Melodrama, Costume and Super Fly (1972)
This talk draws the costumes of the 1972 American crime film, Super Fly, into the history of melodrama and its costuming and the sartorial protests of the African American Black Dandy during early 19th century America. That Super Fly, a low budget film made by an African American director and predominantly African American cast and crew, used its costume to expose racism places the film in the melodramatic tradition. Melodrama as a theatrical form is also a performance form, in that it has relied on visuals – sets, costumes, gestures and tableau – to convey its story. Considered a “low” dramatic form in the 18th and 19th centuries, melodrama was performed in theaters viewed as “illegitimate.” However, the tropes of melodrama, seemingly formulaic, conveyed radical protest, by revealing “illegal” opinions that were otherwise obscured or suppressed in the society. The plays often addressed hard realities – such as slavery and exploitation – but also could more indirectly attack injustice as part of the political system itself. Using visuals as the means to convey this was common. As Jane Moody described it in The Illegitimate Theatre in London 1770-1840, “mute performance is one of illegitimate theater’s most evocative forms of expression.” Following a specific set of characters, plotlines, denouements and outcomes, melodrama made costume, through its color and size in particular, a critical part of its expression. Super Fly utilized that mode.

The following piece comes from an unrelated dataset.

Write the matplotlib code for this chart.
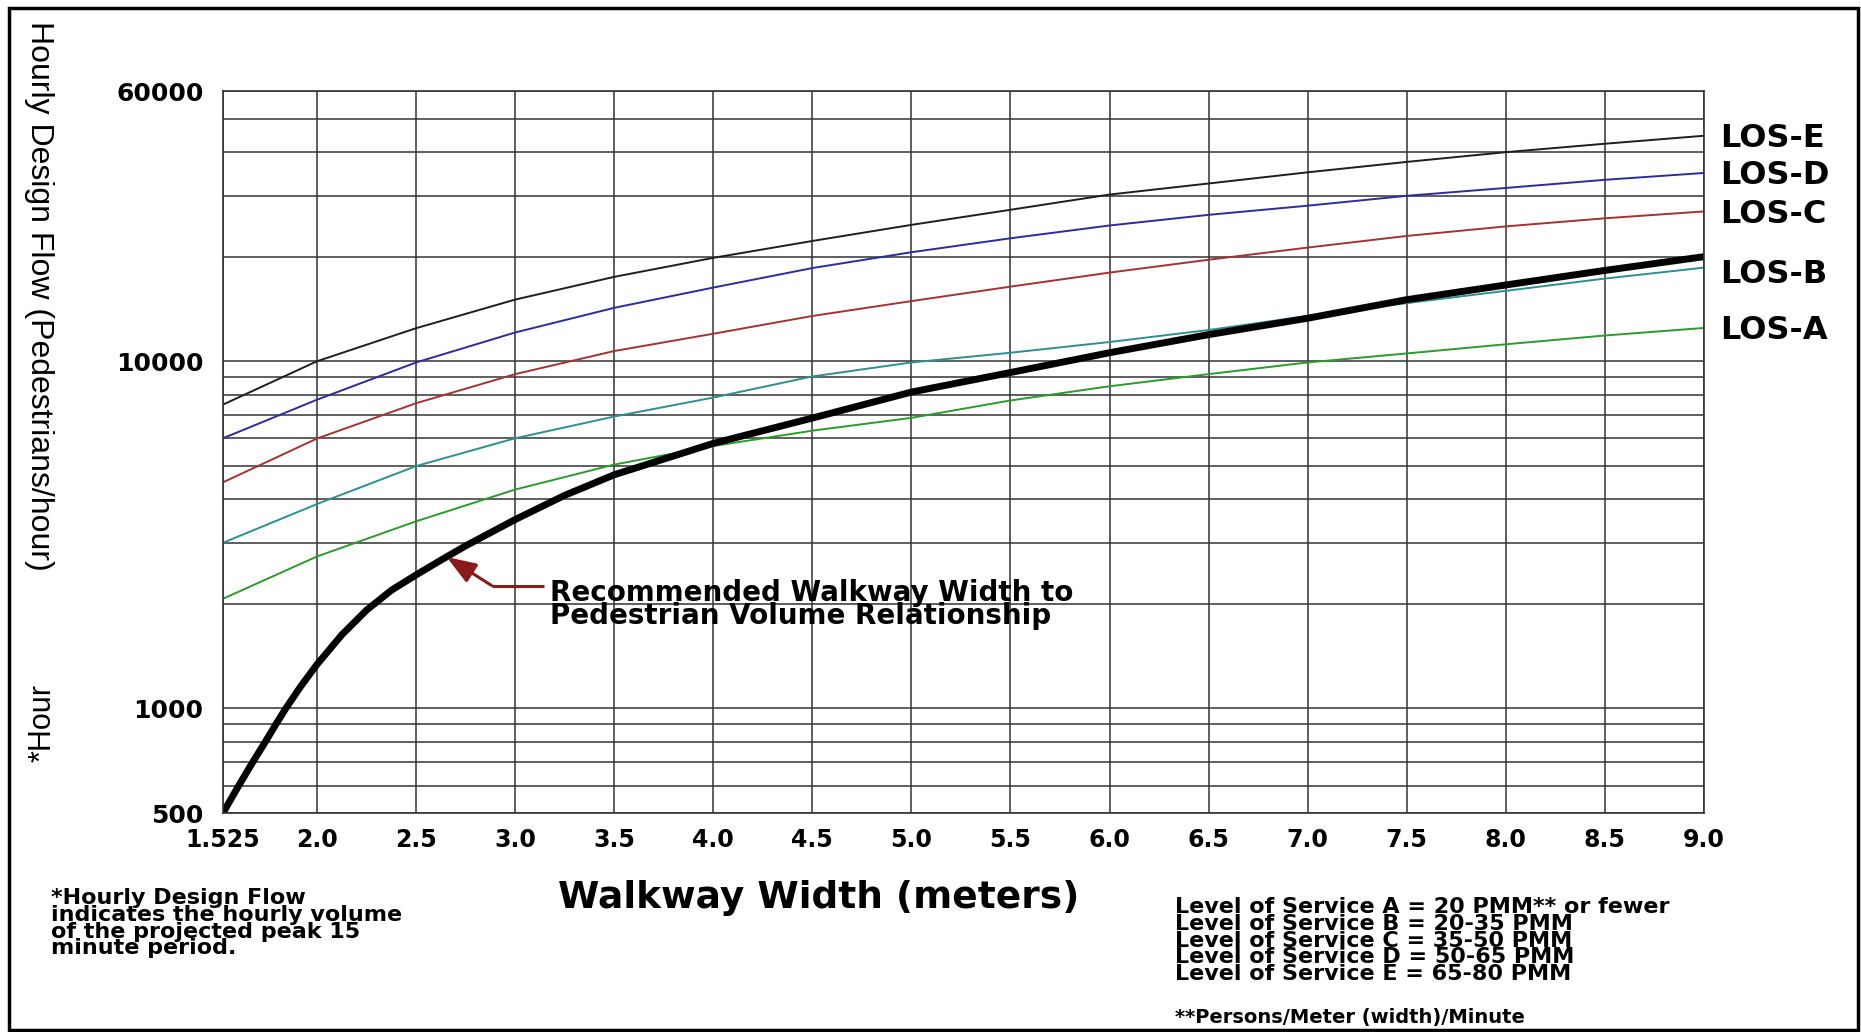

Drake Stutesman is an adjunct professor at New York University. She teaches theoretical film costume and was the co-founder (with Nancy Deihl) of the Film Costume/ conferences at New York University. She edits the peer-reviewed, cinema and media journal, Framework, and is the upcoming President of the organization, Women’s Film History International, which presents the bi-annual conference, Women in the Silent Screen. Her recent book is Hat: Origins, Language, Style (Reaktion Books 2019). Her work has been published by, among others, the British Film Institute, Bloomsbury Books, Koenig Books, the Museum of Contemporary Art (Los Angeles), Museum of Modern Art (New York), China Film Press and Bookforum, and her subjects have included millinery history, subjectivity, the 1960s, experimental literature, melodrama, film costume and silent cinema. She is writing the biography of Clare West, silent era costume designer for D.W. Griffith and Cecil B. DeMille, and a monograph on milliner/couturier Mr. John. She is on the boards of the Fort Lee Film Commission and the Barrymore Film Center, and is organizing the costume display for the Barrymore Film Center’s opening in 2021.